Operare oltre il confine delle pratiche note è attività connaturata vitale ed essenziale al lavoro del ricercatore. Un’attività che richiede una doppia capacità di visione e innovazione: l’una mirata ad individuare gli ambiti da innovare; l’altra volta a concepire nuovi strumenti e metodologie per poterli indagare. Da ormai 50 anni l’ausilio digitale si è via via diffuso in ogni ambito scientifico, declinandosi in molteplici strumenti che potremmo definire oggi di “uso comune”. A ben guardare, chi sviluppa detti strumenti sembra abbia sempre avuto la consapevolezza che questi fossero insufficienti, non completamente idonei a coprire ogni esigenza. All’interno di essi, infatti, è sempre stata presente una porta aperta verso la personalizzazione verticale, ossia lo sviluppo di soluzioni dedicate per andare oltre l’operare comune. Questa fantastica libertà non è mai stata – e non lo è ancora oggi – pienamente compresa dalla moltitudine degli utenti che, invece di comprendere lo spazio di libertà operativa offerta da questa opportunità, tendenzialmente hanno interpretato la personalizzazione degli strumenti digitali per mezzo di sviluppo del software, come un’attività destinata solo a utenti esperti e di carattere prettamente tecnico.
La crescente alfabetizzazione informatica e del sapere digitale, rende ogni giorno più accessibile ad una moltitudine di ricercatori “particolarmente curiosi” le potenzialità di sviluppo del software. Su questo percorso un grande aiuto è giunto dalla programmazione visuale che rende possibile risolvere problemi per via informatica operando al livello di definizione della soluzione algoritmica del problema, senza scendere nella complessità sintattica e grammaticale, caratteristica dei linguaggi di programmazione.
La programmazione a blocchi è così entrata solo recentemente a pieno titolo negli spazi creativi dei nostri saper disciplinari, avvicinando le pratiche di coding a qualcosa di più simile ai linguaggi di modellazione a cui siamo più naturalmente predisposti; la manipolazione dei blocchi ha effetti immediati sulla generazione della forma e offre versatili potenzialità di accesso a tutti. Si tratta di un “learning by doing” o gioco formativo che può liberare infinite forme di approfondimento dell’esistente come di prefigurazione o simulazione di futuro sempre differenti e declinate caso per caso, in totale libertà concettuale.
Per questa ragione la Call for Paper cui è stato dedicato questo numero ha voluto indagare i concetti di “space grammar & procedural modelling” dedicate al progetto del nuovo e al rilievo dell’esistente.
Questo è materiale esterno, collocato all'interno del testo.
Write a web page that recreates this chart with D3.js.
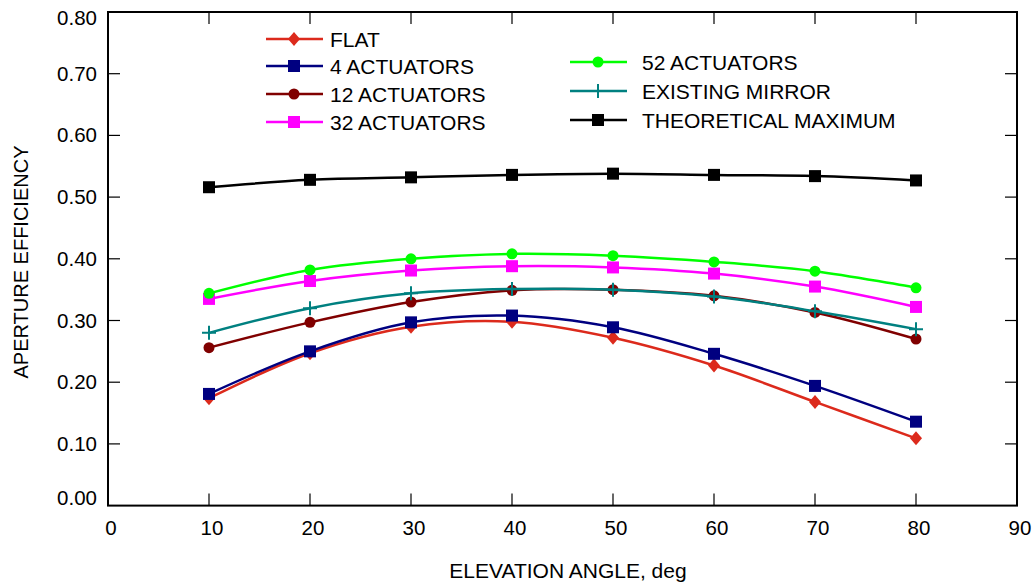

I contributi selezionati, sono per noi significativamente rappresentativi di idee originali, sperimentazioni e applicazioni reali alle diverse scale, da quella piccola del disegno industriale a quella grande dell’analisi e del progetto urbano, che forniscono nelle loro insieme utili indicazioni sullo stato dell’arte e sulla creatività nella costruzione di modelli complessi, per mezzo di procedure personalizzate di elaborazione digitale.
Procedure che nella loro condivisione possono aprire altre strade ad altre metodologie generative, in un moltiplicarsi di forme ed esperimenti sempre nuovi e sempre più interessanti.
È augurio di chi scrive che sia possibile dedicare con ricorrenza un numero della rivista Dn a questo tema, nella piena convinzione che proprio dalle soluzioni alle singolari esigenze, sia possibile innovare significativamente metodologie e strumenti di lavoro nella ricerca e – in questo specifico – nel progetto del nuovo e nel rilievo dell’esistente alle diverse scale.